When my son heard that Centre had invited me to deliver the baccalaureate sermon for your graduation, he sent me a link to an article in The Chronicle of Higher Education: "6 Ways to Make a Commencement Speech Soar." His memorandum to me said, "Granted, it is a sermon...(And you know, you will have another shot this afternoon at a commencement speech that soars.) I am not sure whether he was questioning the form or his speaker mom. But Class of 2009, I wish you as much joy as I have known in my lifetime thus far of trying to live in the mystery of it all, trying to free poetry and story and theological reflection from the narrowness of those who think they have the truth and spend their passion on trying to exclude Others. I wish you both the struggle and the joy of being in relationships with Others who challenge the very foundations of the person you have known yourself to be thus far. I believe fewer things now, but I believe in them more deeply: I believe in a God who is Love and in the Son, in whom I see a reflection of deep compassion for those who stand apart from the status quo. I believe in the Spirit that bears witness with our spirits in the profundity of art and in the beauty and wildness of nature and in our struggles to understand both the darkness and light of our humanity.
I believe in dreams of the impossible possible that Christians call the kingdom of God, which has everything to do with what together we can do in this lifetime, here and now. I believe in a world in which redemption and transformation are possible, but not without Muna, my Muslim friend, or AJ, my Jewish friend, or Jan, my lesbian friend, or Rita, my Buddhist friend, or James, my recovering friend, or Charles, my unbelieving friend.
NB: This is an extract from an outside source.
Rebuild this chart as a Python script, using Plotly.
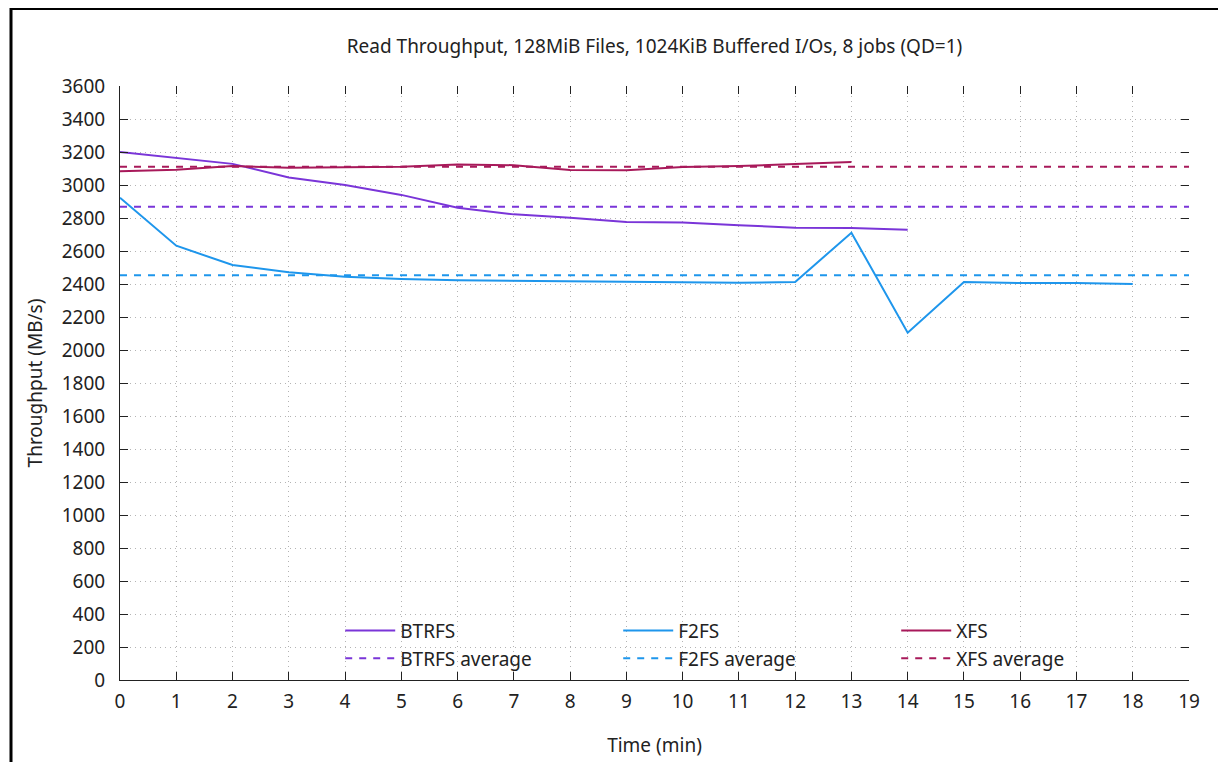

The poet William Stafford says it better than I can say it:
If you don't know the kind of person I am
and I don't know the kind of person you are
a pattern that others made may prevail in the world
and following the wrong god home we may miss our star. (3)
More than anything else, Class of 2009, what I wish for you is the same wish I have for my own children, something that has happened for me and began here at Centre College. Howard Thurman said it, and you will remember that he was a great teacher and mentor of Martin Luther King, Jr.
"Don't ask what the world needs. Ask what make you come alive, and go do it. Because what the world needs to people who have come alive."
(1) Billy Collins, Sailing Alone Around the Room (New York: Random House, 1988), p.16. Originally from the collection The Apple that Astonished Paris, 1988.
(2) John Luckacs, "Putting Man Before Descartes," The American Scholar, p.18.
(3) William Stafford, "A Ritual to Read to Each Other" in Garrison Keillor's Good Poems (New York: Viking Press, 2002), p. 212.